What you need to do >> Repeat, exactly and in full, the lines of the listing below, but without any pictures.
■ ■ ■ ■ ■ ■ ■
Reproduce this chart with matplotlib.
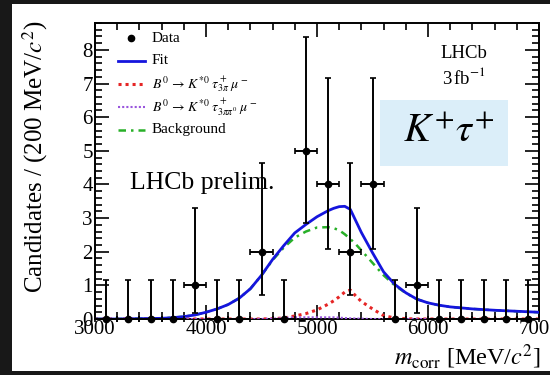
import numpy as np
import matplotlib
matplotlib.use("Agg")
import matplotlib.pyplot as plt
from matplotlib.lines import Line2D
from matplotlib.patches import Rectangle
from matplotlib.ticker import MultipleLocator

plt.rcParams['font.family'] = 'serif'
plt.rcParams['font.serif'] = ['Liberation Serif', 'DejaVu Serif']
plt.rcParams['mathtext.fontset'] = 'stix'

# binned data (200 MeV bins) with Poisson intervals
bin_centers = [3100, 3300, 3500, 3700, 3900, 4100, 4300, 4500, 4700, 4900,
               5100, 5300, 5500, 5700, 5900, 6100, 6300, 6500, 6700, 6900]
counts = [0, 0, 0, 0, 1, 0, 0, 2, 0, 5, 4, 2, 4, 0, 1, 0, 0, 0, 0, 0]
err_lo = [0, 0, 0, 0, 0.83, 0, 0, 1.29, 0, 2.16,
          1.91, 1.29, 1.91, 0, 0.83, 0, 0, 0, 0, 0]
err_hi = [1.15, 1.15, 1.15, 1.15, 2.30, 1.15, 1.15, 2.64, 1.15, 3.38,
          3.16, 2.64, 3.16, 1.15, 2.30, 1.15, 1.15, 1.15, 1.15, 1.15]

# fit components (finer sampling around the peak)
m_curve = [3000, 3200, 3400, 3600, 3700, 3800, 3900, 4000, 4100, 4200,
           4300, 4400, 4500, 4600, 4700, 4800, 4900, 5000, 5100, 5150,
           5200, 5250, 5300, 5350, 5400, 5500, 5600, 5700, 5800, 5900,
           6000, 6100, 6200, 6400, 6600, 6800, 7000]
bkg = [0.0, 0.0, 0.01, 0.02, 0.04, 0.07, 0.12, 0.2, 0.3, 0.43,
       0.62, 0.9, 1.3, 1.75, 2.12, 2.42, 2.6, 2.72, 2.73, 2.7,
       2.64, 2.52, 2.38, 2.22, 2.04, 1.67, 1.3, 1.0, 0.77, 0.59,
       0.48, 0.41, 0.36, 0.3, 0.26, 0.23, 0.2]
sig_3pi = [0, 0, 0, 0, 0, 0, 0, 0, 0, 0,
           0, 0, 0, 0.01, 0.03, 0.09, 0.16, 0.27, 0.44, 0.54,
           0.66, 0.8, 0.86, 0.68, 0.52, 0.3, 0.1, 0.03, 0.01, 0,
           0, 0, 0, 0, 0, 0, 0]
sig_3pipi0 = [0, 0, 0, 0, 0, 0, 0, 0, 0, 0,
              0, 0, 0, 0.01, 0.03, 0.05, 0.05, 0.05, 0.05, 0.05,
              0.04, 0.03, 0.02, 0.015, 0.01, 0, 0, 0, 0, 0,
              0, 0, 0, 0, 0, 0, 0]
fit_total = np.array(bkg) + np.array(sig_3pi) + np.array(sig_3pipi0)

blue = '#1515dd'
red = '#e52525'
purple = '#9955dd'
green = '#28b028'
red_ls = (0, (1, 1.3))
purple_ls = (0, (1, 1))
green_ls = (0, (3, 2, 1, 2))

W, H = 550, 375
fig = plt.figure(figsize=(5.5, 3.75), dpi=100, facecolor='#181818')
# white slide area behind the plot
fig.patches.append(Rectangle((12 / W, 1 - 371 / H), 1 - 12 / W, (371 - 4) / H,
                             transform=fig.transFigure, facecolor='white',
                             edgecolor='none', zorder=-10))

ax = fig.add_axes([95 / W, 1 - 319 / H, 444 / W, 296 / H])
ax.set_facecolor('white')

ax.plot(m_curve, sig_3pi, color=red, ls=red_ls, lw=2.2, zorder=3)
ax.plot(m_curve, sig_3pipi0, color=purple, ls=purple_ls, lw=1.5, zorder=3)
ax.plot(m_curve, bkg, color=green, ls=green_ls, lw=1.8, zorder=3)
ax.plot(m_curve, fit_total, color=blue, lw=2.0, zorder=4)

ax.errorbar(bin_centers, counts, yerr=[err_lo, err_hi], xerr=100,
            fmt='o', color='black', ms=4.5, elinewidth=1.4, capsize=2,
            capthick=1.2, zorder=5, clip_on=False)

ax.set_xlim(3000, 7000)
ax.set_ylim(0, 8.8)
ax.xaxis.set_major_locator(MultipleLocator(1000))
ax.xaxis.set_minor_locator(MultipleLocator(200))
ax.yaxis.set_major_locator(MultipleLocator(1))
ax.yaxis.set_minor_locator(MultipleLocator(0.2))
ax.tick_params(which='both', direction='in', top=True, right=True,
               width=1.2, labelsize=15)
ax.tick_params(which='major', length=10)
ax.tick_params(which='minor', length=5)
ax.tick_params(axis='x', pad=1)
ax.tick_params(axis='y', pad=1.5)
for s in ax.spines.values():
    s.set_linewidth(1.4)

fig.text(35 / W, 1 - 157 / H, 'Candidates / (200 MeV/$c^2$)', rotation=90,
         ha='center', va='center', fontsize=18)
fig.text(541 / W, 1 - 365 / H, r'$m_{\rm corr}$ [MeV/$c^2$]', ha='right',
         va='baseline', fontsize=17.5)

# legend, one row every 23 px
legend_rows = [
    ('Data', dict(marker='o', color='black', ls='none', ms=4.5)),
    ('Fit', dict(color=blue, lw=2.0)),
    (r'$B^0\,\rightarrow\,K^{*0}\;\tau^+_{3\pi}\;\mu^-$',
     dict(color=red, ls=red_ls, lw=2.2)),
    (r'$B^0\,\rightarrow\,K^{*0}\;\tau^+_{3\pi\pi^0}\;\mu^-$',
     dict(color=purple, ls=purple_ls, lw=1.5)),
    ('Background', dict(color=green, ls=green_ls, lw=1.8)),
]
for i, (label, style) in enumerate(legend_rows):
    yy = 1 - (38 + 23 * i) / H
    if style.get('marker'):
        xs = [131 / W]
    else:
        xs = [118 / W, 145 / W]
    fig.add_artist(Line2D(xs, [yy] * len(xs), transform=fig.transFigure,
                          **style))
    fs = 11 if label[0] != '$' else 10
    fig.text(152 / W, yy, label, ha='left', va='center', fontsize=fs)

fig.text(130 / W, 1 - 183 / H, 'LHCb prelim.', ha='left', va='center',
         fontsize=18.5)
fig.text(464 / W, 1 - 53 / H, 'LHCb', ha='center', va='center',
         fontsize=13.5)
fig.text(464 / W, 1 - 77 / H, r'3$\,$fb$^{-1}$', ha='center', va='center',
         fontsize=13.5)

fig.patches.append(Rectangle((380 / W, 1 - 166 / H), 128 / W, 66 / H,
                             transform=fig.transFigure, facecolor='#dbeef9',
                             edgecolor='none', zorder=6))
fig.text(449 / W, 1 - 132 / H, r'$K^{+}\tau^{+}$', ha='center', va='center',
         fontsize=29, zorder=7)

fig.savefig('out.png', dpi=100, facecolor=fig.get_facecolor())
■ ■ ■ ■ ■ ■ ■
Worked solution >>
Reproduce this chart with matplotlib.
import numpy as np
import matplotlib
matplotlib.use("Agg")
import matplotlib.pyplot as plt
from matplotlib.lines import Line2D
from matplotlib.patches import Rectangle
from matplotlib.ticker import MultipleLocator

plt.rcParams['font.family'] = 'serif'
plt.rcParams['font.serif'] = ['Liberation Serif', 'DejaVu Serif']
plt.rcParams['mathtext.fontset'] = 'stix'

# binned data (200 MeV bins) with Poisson intervals
bin_centers = [3100, 3300, 3500, 3700, 3900, 4100, 4300, 4500, 4700, 4900,
               5100, 5300, 5500, 5700, 5900, 6100, 6300, 6500, 6700, 6900]
counts = [0, 0, 0, 0, 1, 0, 0, 2, 0, 5, 4, 2, 4, 0, 1, 0, 0, 0, 0, 0]
err_lo = [0, 0, 0, 0, 0.83, 0, 0, 1.29, 0, 2.16,
          1.91, 1.29, 1.91, 0, 0.83, 0, 0, 0, 0, 0]
err_hi = [1.15, 1.15, 1.15, 1.15, 2.30, 1.15, 1.15, 2.64, 1.15, 3.38,
          3.16, 2.64, 3.16, 1.15, 2.30, 1.15, 1.15, 1.15, 1.15, 1.15]

# fit components (finer sampling around the peak)
m_curve = [3000, 3200, 3400, 3600, 3700, 3800, 3900, 4000, 4100, 4200,
           4300, 4400, 4500, 4600, 4700, 4800, 4900, 5000, 5100, 5150,
           5200, 5250, 5300, 5350, 5400, 5500, 5600, 5700, 5800, 5900,
           6000, 6100, 6200, 6400, 6600, 6800, 7000]
bkg = [0.0, 0.0, 0.01, 0.02, 0.04, 0.07, 0.12, 0.2, 0.3, 0.43,
       0.62, 0.9, 1.3, 1.75, 2.12, 2.42, 2.6, 2.72, 2.73, 2.7,
       2.64, 2.52, 2.38, 2.22, 2.04, 1.67, 1.3, 1.0, 0.77, 0.59,
       0.48, 0.41, 0.36, 0.3, 0.26, 0.23, 0.2]
sig_3pi = [0, 0, 0, 0, 0, 0, 0, 0, 0, 0,
           0, 0, 0, 0.01, 0.03, 0.09, 0.16, 0.27, 0.44, 0.54,
           0.66, 0.8, 0.86, 0.68, 0.52, 0.3, 0.1, 0.03, 0.01, 0,
           0, 0, 0, 0, 0, 0, 0]
sig_3pipi0 = [0, 0, 0, 0, 0, 0, 0, 0, 0, 0,
              0, 0, 0, 0.01, 0.03, 0.05, 0.05, 0.05, 0.05, 0.05,
              0.04, 0.03, 0.02, 0.015, 0.01, 0, 0, 0, 0, 0,
              0, 0, 0, 0, 0, 0, 0]
fit_total = np.array(bkg) + np.array(sig_3pi) + np.array(sig_3pipi0)

blue = '#1515dd'
red = '#e52525'
purple = '#9955dd'
green = '#28b028'
red_ls = (0, (1, 1.3))
purple_ls = (0, (1, 1))
green_ls = (0, (3, 2, 1, 2))

W, H = 550, 375
fig = plt.figure(figsize=(5.5, 3.75), dpi=100, facecolor='#181818')
# white slide area behind the plot
fig.patches.append(Rectangle((12 / W, 1 - 371 / H), 1 - 12 / W, (371 - 4) / H,
                             transform=fig.transFigure, facecolor='white',
                             edgecolor='none', zorder=-10))

ax = fig.add_axes([95 / W, 1 - 319 / H, 444 / W, 296 / H])
ax.set_facecolor('white')

ax.plot(m_curve, sig_3pi, color=red, ls=red_ls, lw=2.2, zorder=3)
ax.plot(m_curve, sig_3pipi0, color=purple, ls=purple_ls, lw=1.5, zorder=3)
ax.plot(m_curve, bkg, color=green, ls=green_ls, lw=1.8, zorder=3)
ax.plot(m_curve, fit_total, color=blue, lw=2.0, zorder=4)

ax.errorbar(bin_centers, counts, yerr=[err_lo, err_hi], xerr=100,
            fmt='o', color='black', ms=4.5, elinewidth=1.4, capsize=2,
            capthick=1.2, zorder=5, clip_on=False)

ax.set_xlim(3000, 7000)
ax.set_ylim(0, 8.8)
ax.xaxis.set_major_locator(MultipleLocator(1000))
ax.xaxis.set_minor_locator(MultipleLocator(200))
ax.yaxis.set_major_locator(MultipleLocator(1))
ax.yaxis.set_minor_locator(MultipleLocator(0.2))
ax.tick_params(which='both', direction='in', top=True, right=True,
               width=1.2, labelsize=15)
ax.tick_params(which='major', length=10)
ax.tick_params(which='minor', length=5)
ax.tick_params(axis='x', pad=1)
ax.tick_params(axis='y', pad=1.5)
for s in ax.spines.values():
    s.set_linewidth(1.4)

fig.text(35 / W, 1 - 157 / H, 'Candidates / (200 MeV/$c^2$)', rotation=90,
         ha='center', va='center', fontsize=18)
fig.text(541 / W, 1 - 365 / H, r'$m_{\rm corr}$ [MeV/$c^2$]', ha='right',
         va='baseline', fontsize=17.5)

# legend, one row every 23 px
legend_rows = [
    ('Data', dict(marker='o', color='black', ls='none', ms=4.5)),
    ('Fit', dict(color=blue, lw=2.0)),
    (r'$B^0\,\rightarrow\,K^{*0}\;\tau^+_{3\pi}\;\mu^-$',
     dict(color=red, ls=red_ls, lw=2.2)),
    (r'$B^0\,\rightarrow\,K^{*0}\;\tau^+_{3\pi\pi^0}\;\mu^-$',
     dict(color=purple, ls=purple_ls, lw=1.5)),
    ('Background', dict(color=green, ls=green_ls, lw=1.8)),
]
for i, (label, style) in enumerate(legend_rows):
    yy = 1 - (38 + 23 * i) / H
    if style.get('marker'):
        xs = [131 / W]
    else:
        xs = [118 / W, 145 / W]
    fig.add_artist(Line2D(xs, [yy] * len(xs), transform=fig.transFigure,
                          **style))
    fs = 11 if label[0] != '$' else 10
    fig.text(152 / W, yy, label, ha='left', va='center', fontsize=fs)

fig.text(130 / W, 1 - 183 / H, 'LHCb prelim.', ha='left', va='center',
         fontsize=18.5)
fig.text(464 / W, 1 - 53 / H, 'LHCb', ha='center', va='center',
         fontsize=13.5)
fig.text(464 / W, 1 - 77 / H, r'3$\,$fb$^{-1}$', ha='center', va='center',
         fontsize=13.5)

fig.patches.append(Rectangle((380 / W, 1 - 166 / H), 128 / W, 66 / H,
                             transform=fig.transFigure, facecolor='#dbeef9',
                             edgecolor='none', zorder=6))
fig.text(449 / W, 1 - 132 / H, r'$K^{+}\tau^{+}$', ha='center', va='center',
         fontsize=29, zorder=7)

fig.savefig('out.png', dpi=100, facecolor=fig.get_facecolor())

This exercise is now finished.